Does the DB handle the input correctly? Modern versions of SQL are immune assuming you're using N'', but what about SQL 6.5? SQL 7.0? I'm not aware of any particular vulnerabilities, however this wasn't on the radar for developers in the 1990's.
Buffer overflows? Another concern is that the quoted string is longer than the original string. In which version of Sql Server was the 2GB limit for input introduced? Before that what was the limit? On older versions of SQL, what happened when a query exceeded the limit? Do any limits exist on the length of a query from the standpoint of the network library? Or on the length of the string in the programming language?
Are there any language settings that affect the comparison used in the Replace() function? .Net always does a binary comparison for the Replace() function. Will that always be the case? What happens if a future version of .NET supports overriding that behavior at the app.config level? What if we used a regexp instead of Replace() to insert a single quote? Does the computer's locale settings affect this comparison? If a change in behavior did occur, it might not be vulnerable to sql injection, however, it may have inadvertently edited the string by changing a uni-code character that looked like a single quote into a single quote before it ever reached the DB.
So, assuming you're using the System.String.Replace() function in C# on the current version of .Net with the built-in SqlClient library against a current (2005-2012) version of SQL server, then your approach is not vulnerable. As you start changing things, then no promises can be made. The parameterized query approach is the correct approach for efficiency, for performance, and (in some cases) for security.
WARNING The above comments are not an endorsement of this technique. There are several other very good reasons why this the wrong approach to generating SQL. However, detailing them is outside the scope for this question.
DO NOT USE THIS TECHNIQUE FOR NEW DEVELOPMENT.
DO NOT USE THIS TECHNIQUE FOR NEW DEVELOPMENT.
DO NOT USE THIS TECHNIQUE FOR NEW DEVELOPMENT.
Using query parameters is better, easier, and faster than escaping quotes.
Re your comment, I see that you acknowledged parameterization, but it deserves emphasis. Why would you want to use escaping when you could parameterize?
In Advanced SQL Injection In SQL Server Applications, search for the word "replace" in the text, and from that point on read some examples where developers inadvertently allowed SQL injection attacks even after escaping user input.
There is an edge case where escaping quotes with \
results in a vulnerability, because the \
becomes half of a valid multi-byte character in some character sets. But this is not applicable to your case since \
isn't the escaping character.
As others have pointed out, you may also be adding dynamic content to your SQL for something other than a string literal or date literal. Table or column identifiers are delimited by "
in SQL, or [
]
in Microsoft/Sybase. SQL keywords of course don't have any delimiters. For these cases, I recommend whitelisting the values to interpolate.

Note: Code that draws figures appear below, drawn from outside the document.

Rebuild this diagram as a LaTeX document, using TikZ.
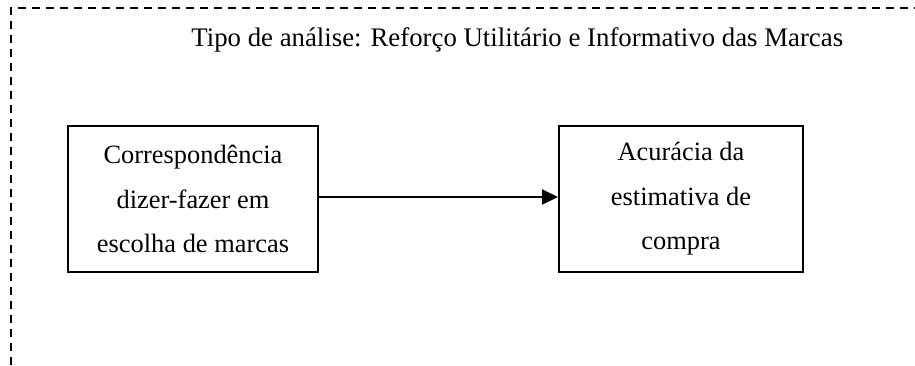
\documentclass[tikz,border=0pt]{standalone}
\usepackage{fontspec}
\setmainfont{Liberation Serif}
\usetikzlibrary{arrows.meta}
\begin{document}
\begin{tikzpicture}[x=0.5pt,y=-0.5pt,
  txt/.style={font=\fontsize{13.2}{22.2}\selectfont},
  varbox/.style={draw,line width=1pt,minimum height=73pt,align=center,inner sep=0pt,txt},
  frame/.style={line width=1.2pt,dash pattern=on 4pt off 3pt},
  conn/.style={line width=1pt,-{Triangle[length=8pt,width=7.5pt]}}]
\useasboundingbox (0,0) rectangle (915,365);
\coordinate (fb) at (11,365);
\coordinate (fc) at (11,8);
\coordinate (fr) at (915,8);
\draw[frame] (fb) -- (fc) -- (fr);
\node[font=\fontsize{13.4}{16}\selectfont,inner sep=0pt,anchor=base west] (title) at (191,46) {Tipo de análise: Reforço Utilitário e Informativo das Marcas};
\node[varbox,minimum width=125pt] (a) at (193,199) {Correspondência\\dizer-fazer em\\escolha de marcas};
\node[varbox,minimum width=122pt] (b) at (681,199) {Acurácia da\\estimativa de\\compra};
\draw[conn] ([yshift=1pt]a.east) -- ([yshift=1pt]b.west);
\end{tikzpicture}
\end{document}
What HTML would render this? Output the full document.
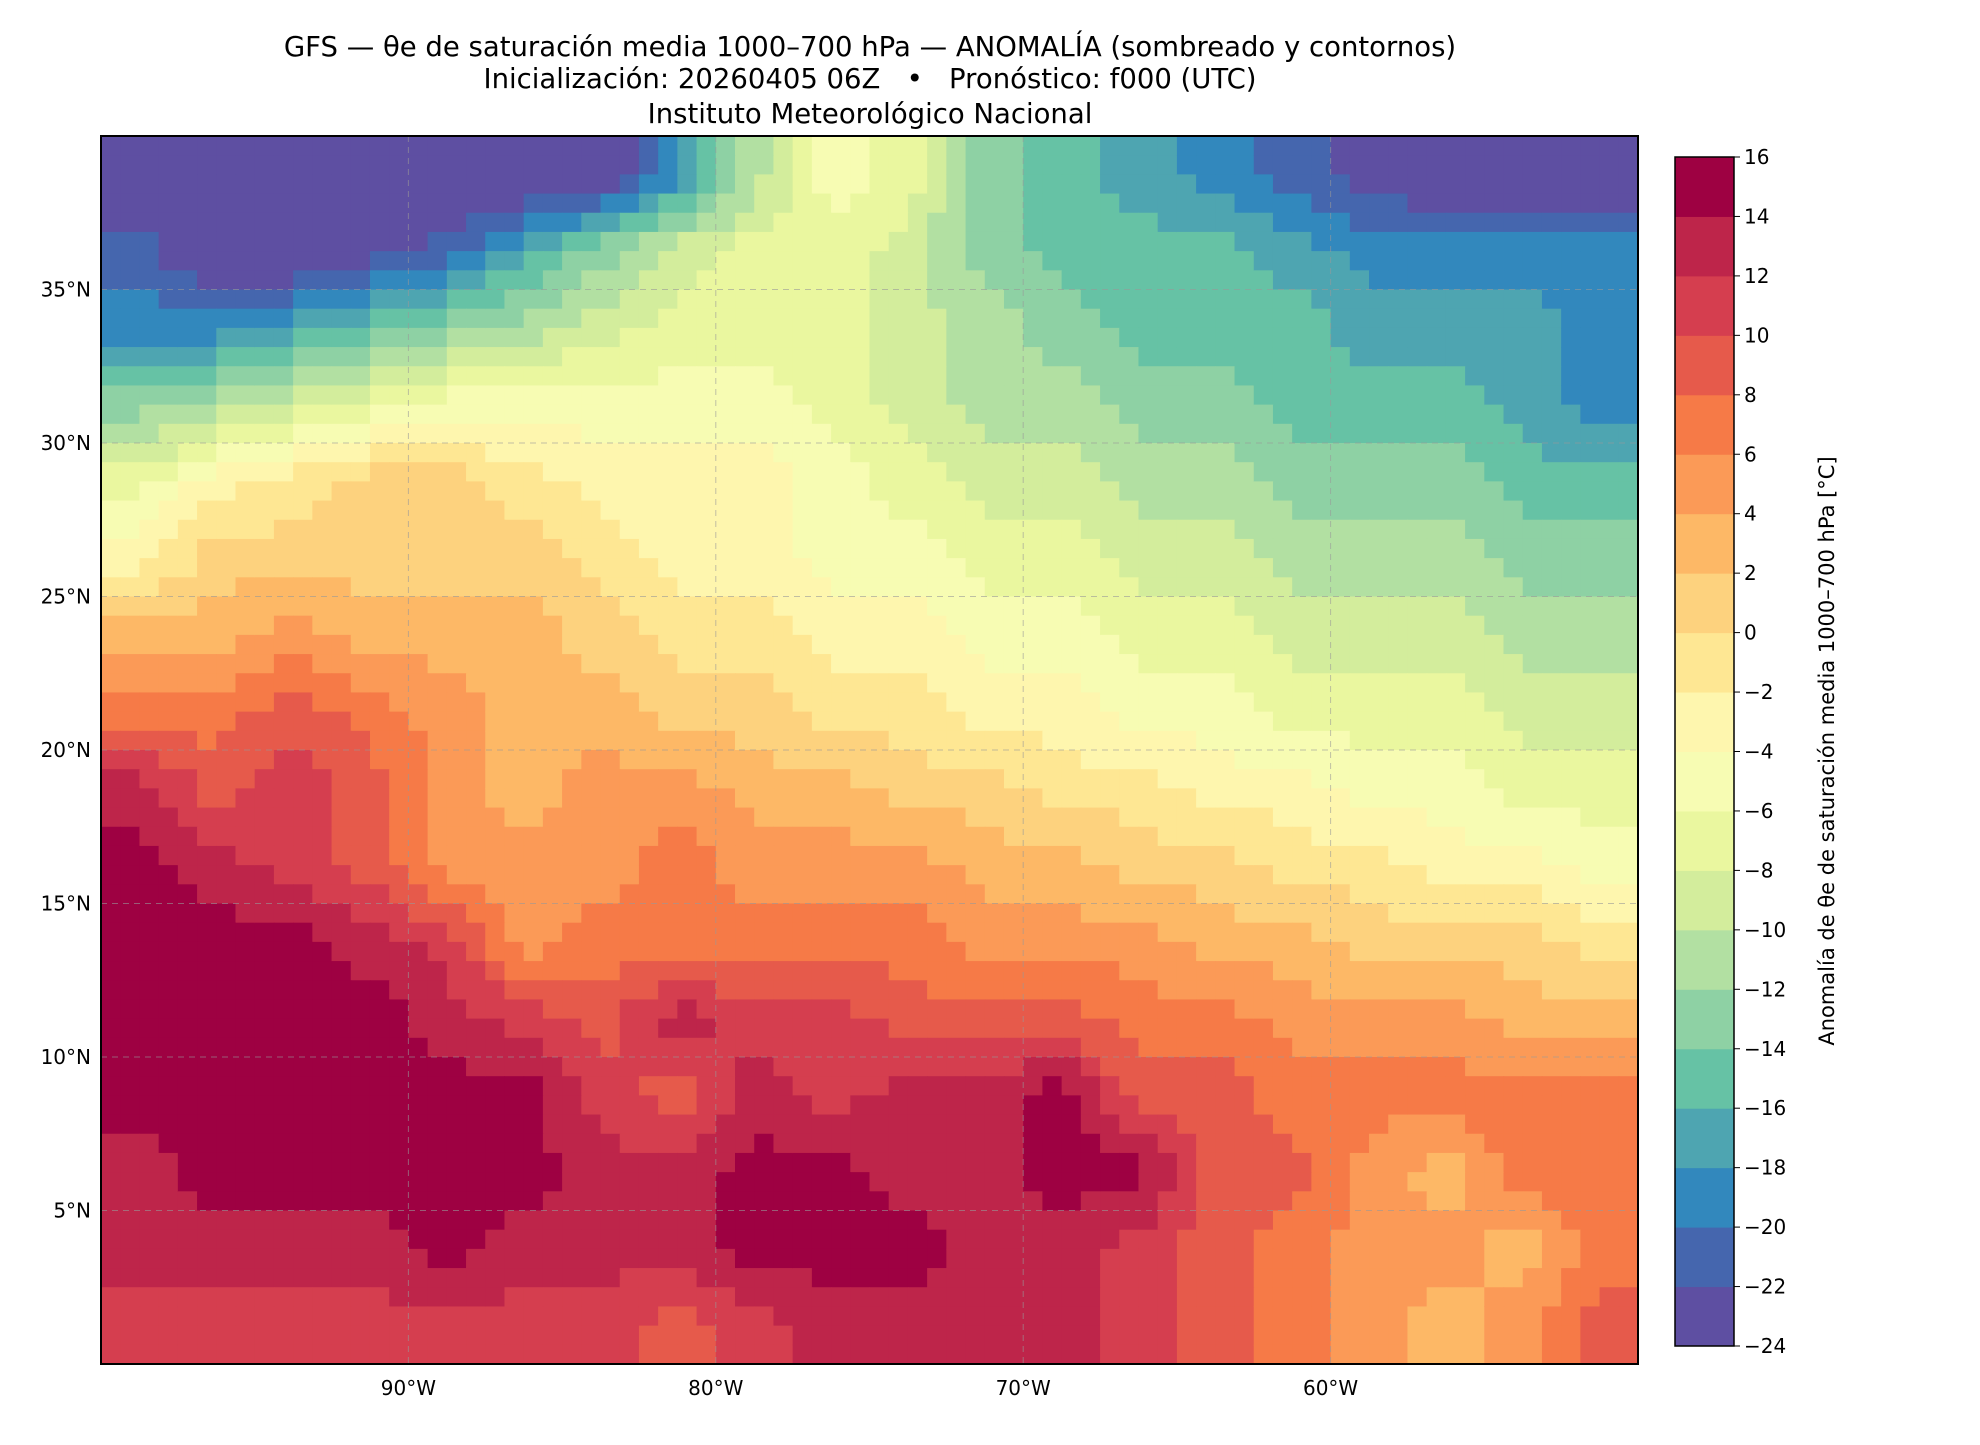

Bottom line is that escaping is an effective defense, if you can ensure that you do it consistently. That's the risk: that one of the team of developers on your application could omit a step and do some string interpolation unsafely.
Of course, the same is true of other methods, like parameterization. They're only effective if you do them consistently. But I find it's easier and quicker to use parameters, than to figure out the right type of escaping. Developers are more likely to use a method that is convenient and doesn't slow them down.